MI-Reit’s distributable income rises

MI-Reit’s distributable income rises


Q4’s $5.8m boosted by rentals from new properties





STRONG rental contributions from its new properties lifted Macarthurcook Industrial Reit’s (MI-Reit) distributable income in the fourth quarter to $5.8 million, with distribution per unit (DPU) coming in at 2.22 cents.



Q4 distributable income was 19.9 per cent higher than its initial forecast, while DPU was 19.4 per cent ahead of estimates.


‘The 19.4 per cent higher than forecast DPU for 4Q FY08 was largely due to rental contributions from our acquisitions of nine yield accretive properties during the year. Of these nine properties, five were acquired during the fourth quarter,’ said Craig Dunstan, chief executive officer of the manager for MI-Reit.


These acquisitions increased the total value of MI-Reit’s investment properties by 75.5 per cent to $555.4 million, compared with its initial portfolio value of $316.5 million, he added.


MI-Reit’s net property income for the fourth quarter ended March 31 stood at $8.21 million, 38.1 per cent higher than forecast. Taking an earlier revaluation gain from its 12 properties into account, its net asset value per unit (NAV) was $1.29 at the end of March, 7.5 per cent higher than the NAV of $1.20 at its initial public offer in April 2007, it said in a statement yesterday.


Annualised DPU came in at 7.91 cents for the full financial year, beating forecasts by 6.7 per cent.

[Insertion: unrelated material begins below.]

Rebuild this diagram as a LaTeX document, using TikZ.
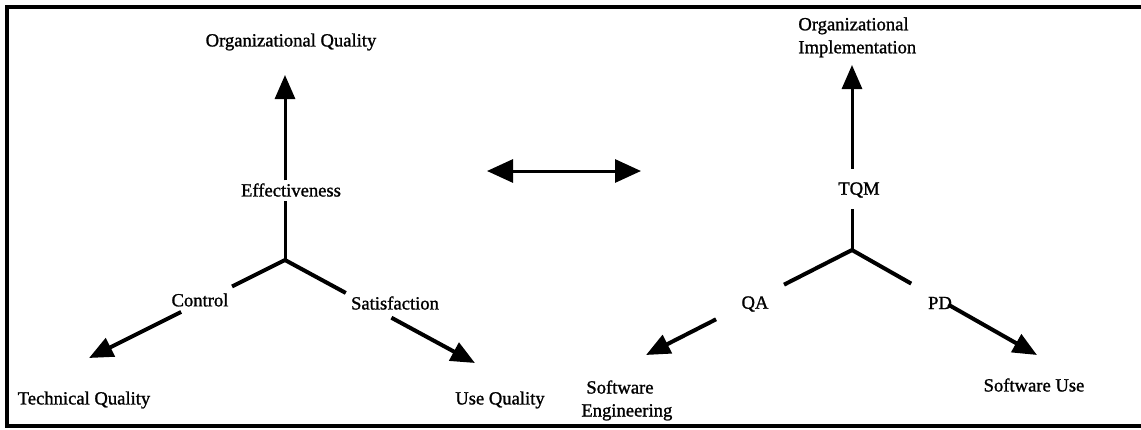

The annualised yield worked out to be 8.03 per cent, based on the closing price of $0.985 per unit at the end of March. Full-year distributable income also beat estimates at $19.61 million.


Properties acquired in the last six months include new warehouse and logistics facilities in Yishun Industrial Park A and Defu Lane 10, as well as a manufacturing complex in Kallang Way which was acquired through a sale and leaseback agreement with Xpress Holdings.


Besides lifting rentals, these acquisitions also helped to reduce the reliance on a single property or tenant, said MI-Reit. As testament to the results, it said no single tenant contributed more than 20.3 per cent to total rental income in March this year.


Looking ahead, Mr Dunstan expects economic growth in the region to be moderated as a result of the US mortgage crisis and this may put a temporary halt to MI-Reit’s acquisition plans. However, he expects demand for industrial properties to remain strong across Asia.


MI-Reit shares closed at 96 cents yesterday, down 1.5 cents.